>> begin

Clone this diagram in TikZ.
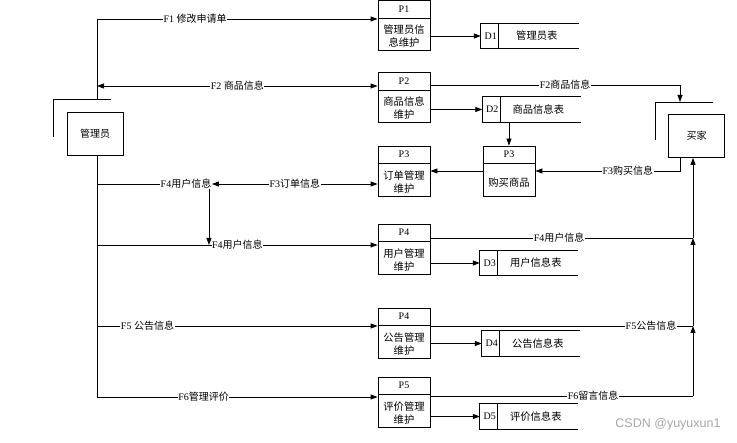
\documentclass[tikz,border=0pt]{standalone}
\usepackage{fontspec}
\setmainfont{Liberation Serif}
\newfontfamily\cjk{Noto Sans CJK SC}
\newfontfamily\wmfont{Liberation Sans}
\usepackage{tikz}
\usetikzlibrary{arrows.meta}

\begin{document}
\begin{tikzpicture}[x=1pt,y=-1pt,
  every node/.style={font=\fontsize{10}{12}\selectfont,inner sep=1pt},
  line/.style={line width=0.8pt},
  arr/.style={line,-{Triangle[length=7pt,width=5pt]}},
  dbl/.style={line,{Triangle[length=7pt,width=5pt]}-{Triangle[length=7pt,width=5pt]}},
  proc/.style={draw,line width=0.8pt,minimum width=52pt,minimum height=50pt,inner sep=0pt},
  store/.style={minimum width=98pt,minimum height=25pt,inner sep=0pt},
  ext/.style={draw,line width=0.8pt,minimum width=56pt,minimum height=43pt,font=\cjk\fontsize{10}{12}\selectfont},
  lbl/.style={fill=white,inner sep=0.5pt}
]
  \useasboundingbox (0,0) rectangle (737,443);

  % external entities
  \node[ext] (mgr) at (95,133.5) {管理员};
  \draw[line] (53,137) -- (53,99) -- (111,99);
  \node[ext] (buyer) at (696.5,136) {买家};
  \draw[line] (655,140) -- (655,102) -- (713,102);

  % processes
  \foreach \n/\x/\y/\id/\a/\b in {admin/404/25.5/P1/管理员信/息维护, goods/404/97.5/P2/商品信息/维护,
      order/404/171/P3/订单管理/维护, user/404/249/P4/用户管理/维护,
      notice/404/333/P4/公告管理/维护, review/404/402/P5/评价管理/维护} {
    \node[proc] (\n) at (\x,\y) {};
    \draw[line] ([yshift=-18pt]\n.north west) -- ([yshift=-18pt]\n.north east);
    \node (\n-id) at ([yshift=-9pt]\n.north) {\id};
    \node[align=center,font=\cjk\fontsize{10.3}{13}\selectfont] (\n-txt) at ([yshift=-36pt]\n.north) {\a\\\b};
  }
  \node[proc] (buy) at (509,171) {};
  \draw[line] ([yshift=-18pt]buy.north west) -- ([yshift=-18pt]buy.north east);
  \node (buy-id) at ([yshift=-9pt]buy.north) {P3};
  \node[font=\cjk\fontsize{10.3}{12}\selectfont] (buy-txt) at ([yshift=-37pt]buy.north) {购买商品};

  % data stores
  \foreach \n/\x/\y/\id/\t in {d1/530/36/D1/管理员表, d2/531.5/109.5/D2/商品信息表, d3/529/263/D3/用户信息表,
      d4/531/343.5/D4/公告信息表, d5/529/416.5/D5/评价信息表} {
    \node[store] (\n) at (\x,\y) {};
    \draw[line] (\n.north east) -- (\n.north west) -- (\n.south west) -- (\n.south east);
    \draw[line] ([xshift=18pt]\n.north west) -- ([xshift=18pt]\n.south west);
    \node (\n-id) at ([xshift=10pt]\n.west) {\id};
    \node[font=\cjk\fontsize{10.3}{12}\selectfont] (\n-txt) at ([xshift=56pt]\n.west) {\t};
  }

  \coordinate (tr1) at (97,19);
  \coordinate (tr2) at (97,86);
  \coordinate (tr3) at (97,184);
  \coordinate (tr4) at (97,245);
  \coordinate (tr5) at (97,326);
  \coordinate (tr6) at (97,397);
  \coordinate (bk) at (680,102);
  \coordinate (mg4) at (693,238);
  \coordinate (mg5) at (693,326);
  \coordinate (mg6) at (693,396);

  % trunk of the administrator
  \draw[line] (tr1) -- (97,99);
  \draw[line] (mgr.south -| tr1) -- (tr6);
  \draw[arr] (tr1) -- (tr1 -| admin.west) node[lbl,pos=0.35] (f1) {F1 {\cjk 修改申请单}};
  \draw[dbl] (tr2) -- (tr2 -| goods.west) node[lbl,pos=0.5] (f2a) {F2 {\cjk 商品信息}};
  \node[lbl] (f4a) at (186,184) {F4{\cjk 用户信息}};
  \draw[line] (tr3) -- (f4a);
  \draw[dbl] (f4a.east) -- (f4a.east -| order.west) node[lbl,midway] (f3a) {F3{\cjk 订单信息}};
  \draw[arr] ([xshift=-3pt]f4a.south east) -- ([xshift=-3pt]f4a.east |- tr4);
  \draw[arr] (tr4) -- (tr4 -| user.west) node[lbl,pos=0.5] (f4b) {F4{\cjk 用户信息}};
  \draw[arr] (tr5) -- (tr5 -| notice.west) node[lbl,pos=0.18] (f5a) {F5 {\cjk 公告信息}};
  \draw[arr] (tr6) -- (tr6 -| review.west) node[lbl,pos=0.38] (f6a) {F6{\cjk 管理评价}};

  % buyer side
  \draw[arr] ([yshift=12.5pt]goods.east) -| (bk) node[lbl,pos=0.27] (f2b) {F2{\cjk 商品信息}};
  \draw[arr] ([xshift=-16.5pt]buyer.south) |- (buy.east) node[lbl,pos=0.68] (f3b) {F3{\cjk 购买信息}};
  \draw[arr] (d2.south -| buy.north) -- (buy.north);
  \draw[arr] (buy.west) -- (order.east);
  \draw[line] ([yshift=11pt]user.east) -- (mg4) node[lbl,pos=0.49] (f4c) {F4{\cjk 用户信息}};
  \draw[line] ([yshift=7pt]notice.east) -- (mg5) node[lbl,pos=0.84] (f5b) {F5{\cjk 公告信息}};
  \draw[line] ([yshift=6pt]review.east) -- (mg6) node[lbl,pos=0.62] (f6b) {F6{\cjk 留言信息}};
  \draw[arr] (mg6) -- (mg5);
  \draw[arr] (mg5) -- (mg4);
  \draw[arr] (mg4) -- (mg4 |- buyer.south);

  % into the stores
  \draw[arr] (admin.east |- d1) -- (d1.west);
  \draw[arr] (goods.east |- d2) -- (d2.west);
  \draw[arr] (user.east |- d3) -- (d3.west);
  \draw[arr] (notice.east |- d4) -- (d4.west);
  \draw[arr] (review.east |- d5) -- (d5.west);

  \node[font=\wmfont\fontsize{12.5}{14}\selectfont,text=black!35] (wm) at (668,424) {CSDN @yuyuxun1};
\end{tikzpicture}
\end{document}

>> end

-- What the task requires --
Skip the pictures and restate exactly the lines from the beginning of the listing to the line with "(655,102) -- (713,102);", that line included.

-- Output of the task --
Clone this diagram in TikZ.
\documentclass[tikz,border=0pt]{standalone}
\usepackage{fontspec}
\setmainfont{Liberation Serif}
\newfontfamily\cjk{Noto Sans CJK SC}
\newfontfamily\wmfont{Liberation Sans}
\usepackage{tikz}
\usetikzlibrary{arrows.meta}

\begin{document}
\begin{tikzpicture}[x=1pt,y=-1pt,
  every node/.style={font=\fontsize{10}{12}\selectfont,inner sep=1pt},
  line/.style={line width=0.8pt},
  arr/.style={line,-{Triangle[length=7pt,width=5pt]}},
  dbl/.style={line,{Triangle[length=7pt,width=5pt]}-{Triangle[length=7pt,width=5pt]}},
  proc/.style={draw,line width=0.8pt,minimum width=52pt,minimum height=50pt,inner sep=0pt},
  store/.style={minimum width=98pt,minimum height=25pt,inner sep=0pt},
  ext/.style={draw,line width=0.8pt,minimum width=56pt,minimum height=43pt,font=\cjk\fontsize{10}{12}\selectfont},
  lbl/.style={fill=white,inner sep=0.5pt}
]
  \useasboundingbox (0,0) rectangle (737,443);

  % external entities
  \node[ext] (mgr) at (95,133.5) {管理员};
  \draw[line] (53,137) -- (53,99) -- (111,99);
  \node[ext] (buyer) at (696.5,136) {买家};
  \draw[line] (655,140) -- (655,102) -- (713,102);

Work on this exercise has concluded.